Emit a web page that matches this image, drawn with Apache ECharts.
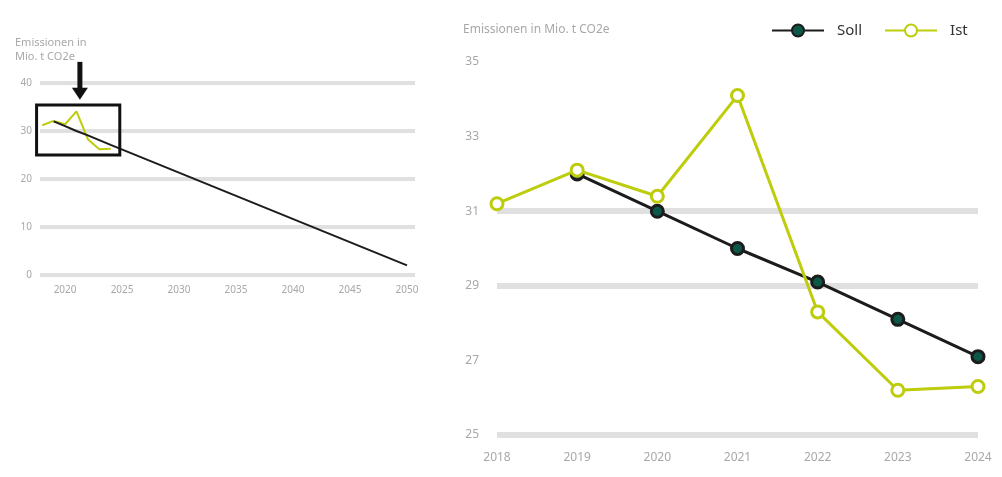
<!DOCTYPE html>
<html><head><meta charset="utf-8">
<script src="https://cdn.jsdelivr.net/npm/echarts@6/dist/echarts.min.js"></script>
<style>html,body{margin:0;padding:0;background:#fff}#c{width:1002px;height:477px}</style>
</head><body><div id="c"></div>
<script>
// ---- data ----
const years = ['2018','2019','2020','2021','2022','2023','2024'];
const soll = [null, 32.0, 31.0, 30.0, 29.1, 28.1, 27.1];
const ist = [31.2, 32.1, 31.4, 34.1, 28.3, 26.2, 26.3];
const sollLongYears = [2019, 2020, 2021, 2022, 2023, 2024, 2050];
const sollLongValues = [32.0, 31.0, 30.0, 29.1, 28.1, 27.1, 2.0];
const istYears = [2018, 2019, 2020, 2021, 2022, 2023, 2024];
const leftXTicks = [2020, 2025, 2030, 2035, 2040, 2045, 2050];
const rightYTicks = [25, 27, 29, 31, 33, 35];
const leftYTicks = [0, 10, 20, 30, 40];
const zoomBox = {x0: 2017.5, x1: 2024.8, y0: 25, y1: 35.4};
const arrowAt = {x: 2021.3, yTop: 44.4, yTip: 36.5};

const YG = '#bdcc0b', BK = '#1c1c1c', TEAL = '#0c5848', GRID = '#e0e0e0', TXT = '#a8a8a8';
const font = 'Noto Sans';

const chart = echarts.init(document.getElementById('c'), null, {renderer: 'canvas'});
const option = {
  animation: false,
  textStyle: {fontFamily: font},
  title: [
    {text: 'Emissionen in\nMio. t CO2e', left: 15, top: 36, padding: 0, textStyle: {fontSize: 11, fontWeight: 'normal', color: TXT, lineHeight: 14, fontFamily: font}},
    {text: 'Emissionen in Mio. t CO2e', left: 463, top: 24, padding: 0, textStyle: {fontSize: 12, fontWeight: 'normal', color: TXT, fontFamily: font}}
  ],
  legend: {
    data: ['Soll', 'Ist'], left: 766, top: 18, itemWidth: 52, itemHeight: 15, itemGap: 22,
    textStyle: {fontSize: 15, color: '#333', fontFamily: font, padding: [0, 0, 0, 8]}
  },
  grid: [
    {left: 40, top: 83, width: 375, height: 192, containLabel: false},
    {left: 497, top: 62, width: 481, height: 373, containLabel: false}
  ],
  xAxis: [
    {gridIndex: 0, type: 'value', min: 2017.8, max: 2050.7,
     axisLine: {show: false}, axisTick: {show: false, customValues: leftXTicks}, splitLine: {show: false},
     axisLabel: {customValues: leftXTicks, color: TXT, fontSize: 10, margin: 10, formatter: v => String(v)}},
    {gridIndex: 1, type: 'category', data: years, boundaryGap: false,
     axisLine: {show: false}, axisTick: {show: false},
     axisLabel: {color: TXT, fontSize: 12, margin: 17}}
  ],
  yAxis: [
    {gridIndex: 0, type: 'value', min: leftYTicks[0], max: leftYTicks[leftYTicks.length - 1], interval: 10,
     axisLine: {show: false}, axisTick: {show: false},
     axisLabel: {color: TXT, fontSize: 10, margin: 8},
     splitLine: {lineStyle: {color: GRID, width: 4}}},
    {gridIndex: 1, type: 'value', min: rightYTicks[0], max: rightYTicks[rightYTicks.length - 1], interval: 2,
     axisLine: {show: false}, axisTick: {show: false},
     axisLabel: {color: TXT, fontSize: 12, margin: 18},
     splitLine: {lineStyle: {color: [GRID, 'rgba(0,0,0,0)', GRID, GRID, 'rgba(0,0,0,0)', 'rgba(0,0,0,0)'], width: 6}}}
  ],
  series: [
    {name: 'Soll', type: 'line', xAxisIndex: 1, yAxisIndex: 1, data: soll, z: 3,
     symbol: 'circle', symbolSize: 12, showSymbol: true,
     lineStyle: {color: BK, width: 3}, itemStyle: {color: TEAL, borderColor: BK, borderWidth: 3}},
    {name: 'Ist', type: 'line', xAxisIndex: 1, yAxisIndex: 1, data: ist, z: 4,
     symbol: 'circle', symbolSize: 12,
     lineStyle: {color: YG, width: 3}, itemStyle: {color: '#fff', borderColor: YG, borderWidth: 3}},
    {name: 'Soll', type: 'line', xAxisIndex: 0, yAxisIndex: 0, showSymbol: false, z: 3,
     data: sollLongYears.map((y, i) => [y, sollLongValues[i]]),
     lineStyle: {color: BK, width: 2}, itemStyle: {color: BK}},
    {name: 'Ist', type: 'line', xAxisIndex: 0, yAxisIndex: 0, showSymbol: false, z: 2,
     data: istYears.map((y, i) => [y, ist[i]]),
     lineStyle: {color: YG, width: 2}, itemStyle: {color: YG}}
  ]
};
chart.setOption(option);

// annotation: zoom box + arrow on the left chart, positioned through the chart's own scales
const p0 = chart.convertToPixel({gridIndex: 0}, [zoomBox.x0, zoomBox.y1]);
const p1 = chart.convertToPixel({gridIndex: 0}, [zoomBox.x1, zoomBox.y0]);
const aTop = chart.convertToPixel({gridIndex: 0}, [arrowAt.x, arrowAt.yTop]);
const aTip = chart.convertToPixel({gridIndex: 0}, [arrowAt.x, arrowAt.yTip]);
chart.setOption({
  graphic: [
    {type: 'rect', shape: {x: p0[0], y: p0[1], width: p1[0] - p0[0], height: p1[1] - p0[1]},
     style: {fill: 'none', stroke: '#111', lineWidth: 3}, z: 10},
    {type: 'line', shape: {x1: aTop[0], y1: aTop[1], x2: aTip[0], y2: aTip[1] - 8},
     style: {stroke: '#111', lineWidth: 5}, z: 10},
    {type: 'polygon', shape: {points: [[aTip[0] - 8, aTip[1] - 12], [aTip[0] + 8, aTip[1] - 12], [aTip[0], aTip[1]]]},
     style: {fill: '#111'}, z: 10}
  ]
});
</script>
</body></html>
───
Exercise task:
Write out each line of the data exactly; the images should be left out.

Reply to the exercise:
Emit a web page that matches this image, drawn with Apache ECharts.
<!DOCTYPE html>
<html><head><meta charset="utf-8">
<script src="https://cdn.jsdelivr.net/npm/echarts@6/dist/echarts.min.js"></script>
<style>html,body{margin:0;padding:0;background:#fff}#c{width:1002px;height:477px}</style>
</head><body><div id="c"></div>
<script>
// ---- data ----
const years = ['2018','2019','2020','2021','2022','2023','2024'];
const soll = [null, 32.0, 31.0, 30.0, 29.1, 28.1, 27.1];
const ist = [31.2, 32.1, 31.4, 34.1, 28.3, 26.2, 26.3];
const sollLongYears = [2019, 2020, 2021, 2022, 2023, 2024, 2050];
const sollLongValues = [32.0, 31.0, 30.0, 29.1, 28.1, 27.1, 2.0];
const istYears = [2018, 2019, 2020, 2021, 2022, 2023, 2024];
const leftXTicks = [2020, 2025, 2030, 2035, 2040, 2045, 2050];
const rightYTicks = [25, 27, 29, 31, 33, 35];
const leftYTicks = [0, 10, 20, 30, 40];
const zoomBox = {x0: 2017.5, x1: 2024.8, y0: 25, y1: 35.4};
const arrowAt = {x: 2021.3, yTop: 44.4, yTip: 36.5};

const YG = '#bdcc0b', BK = '#1c1c1c', TEAL = '#0c5848', GRID = '#e0e0e0', TXT = '#a8a8a8';
const font = 'Noto Sans';

const chart = echarts.init(document.getElementById('c'), null, {renderer: 'canvas'});
const option = {
  animation: false,
  textStyle: {fontFamily: font},
  title: [
    {text: 'Emissionen in\nMio. t CO2e', left: 15, top: 36, padding: 0, textStyle: {fontSize: 11, fontWeight: 'normal', color: TXT, lineHeight: 14, fontFamily: font}},
    {text: 'Emissionen in Mio. t CO2e', left: 463, top: 24, padding: 0, textStyle: {fontSize: 12, fontWeight: 'normal', color: TXT, fontFamily: font}}
  ],
  legend: {
    data: ['Soll', 'Ist'], left: 766, top: 18, itemWidth: 52, itemHeight: 15, itemGap: 22,
    textStyle: {fontSize: 15, color: '#333', fontFamily: font, padding: [0, 0, 0, 8]}
  },
  grid: [
    {left: 40, top: 83, width: 375, height: 192, containLabel: false},
    {left: 497, top: 62, width: 481, height: 373, containLabel: false}
  ],
  xAxis: [
    {gridIndex: 0, type: 'value', min: 2017.8, max: 2050.7,
     axisLine: {show: false}, axisTick: {show: false, customValues: leftXTicks}, splitLine: {show: false},
     axisLabel: {customValues: leftXTicks, color: TXT, fontSize: 10, margin: 10, formatter: v => String(v)}},
    {gridIndex: 1, type: 'category', data: years, boundaryGap: false,
     axisLine: {show: false}, axisTick: {show: false},
     axisLabel: {color: TXT, fontSize: 12, margin: 17}}
  ],
  yAxis: [
    {gridIndex: 0, type: 'value', min: leftYTicks[0], max: leftYTicks[leftYTicks.length - 1], interval: 10,
     axisLine: {show: false}, axisTick: {show: false},
     axisLabel: {color: TXT, fontSize: 10, margin: 8},
     splitLine: {lineStyle: {color: GRID, width: 4}}},
    {gridIndex: 1, type: 'value', min: rightYTicks[0], max: rightYTicks[rightYTicks.length - 1], interval: 2,
     axisLine: {show: false}, axisTick: {show: false},
     axisLabel: {color: TXT, fontSize: 12, margin: 18},
     splitLine: {lineStyle: {color: [GRID, 'rgba(0,0,0,0)', GRID, GRID, 'rgba(0,0,0,0)', 'rgba(0,0,0,0)'], width: 6}}}
  ],
  series: [
    {name: 'Soll', type: 'line', xAxisIndex: 1, yAxisIndex: 1, data: soll, z: 3,
     symbol: 'circle', symbolSize: 12, showSymbol: true,
     lineStyle: {color: BK, width: 3}, itemStyle: {color: TEAL, borderColor: BK, borderWidth: 3}},
    {name: 'Ist', type: 'line', xAxisIndex: 1, yAxisIndex: 1, data: ist, z: 4,
     symbol: 'circle', symbolSize: 12,
     lineStyle: {color: YG, width: 3}, itemStyle: {color: '#fff', borderColor: YG, borderWidth: 3}},
    {name: 'Soll', type: 'line', xAxisIndex: 0, yAxisIndex: 0, showSymbol: false, z: 3,
     data: sollLongYears.map((y, i) => [y, sollLongValues[i]]),
     lineStyle: {color: BK, width: 2}, itemStyle: {color: BK}},
    {name: 'Ist', type: 'line', xAxisIndex: 0, yAxisIndex: 0, showSymbol: false, z: 2,
     data: istYears.map((y, i) => [y, ist[i]]),
     lineStyle: {color: YG, width: 2}, itemStyle: {color: YG}}
  ]
};
chart.setOption(option);

// annotation: zoom box + arrow on the left chart, positioned through the chart's own scales
const p0 = chart.convertToPixel({gridIndex: 0}, [zoomBox.x0, zoomBox.y1]);
const p1 = chart.convertToPixel({gridIndex: 0}, [zoomBox.x1, zoomBox.y0]);
const aTop = chart.convertToPixel({gridIndex: 0}, [arrowAt.x, arrowAt.yTop]);
const aTip = chart.convertToPixel({gridIndex: 0}, [arrowAt.x, arrowAt.yTip]);
chart.setOption({
  graphic: [
    {type: 'rect', shape: {x: p0[0], y: p0[1], width: p1[0] - p0[0], height: p1[1] - p0[1]},
     style: {fill: 'none', stroke: '#111', lineWidth: 3}, z: 10},
    {type: 'line', shape: {x1: aTop[0], y1: aTop[1], x2: aTip[0], y2: aTip[1] - 8},
     style: {stroke: '#111', lineWidth: 5}, z: 10},
    {type: 'polygon', shape: {points: [[aTip[0] - 8, aTip[1] - 12], [aTip[0] + 8, aTip[1] - 12], [aTip[0], aTip[1]]]},
     style: {fill: '#111'}, z: 10}
  ]
});
</script>
</body></html>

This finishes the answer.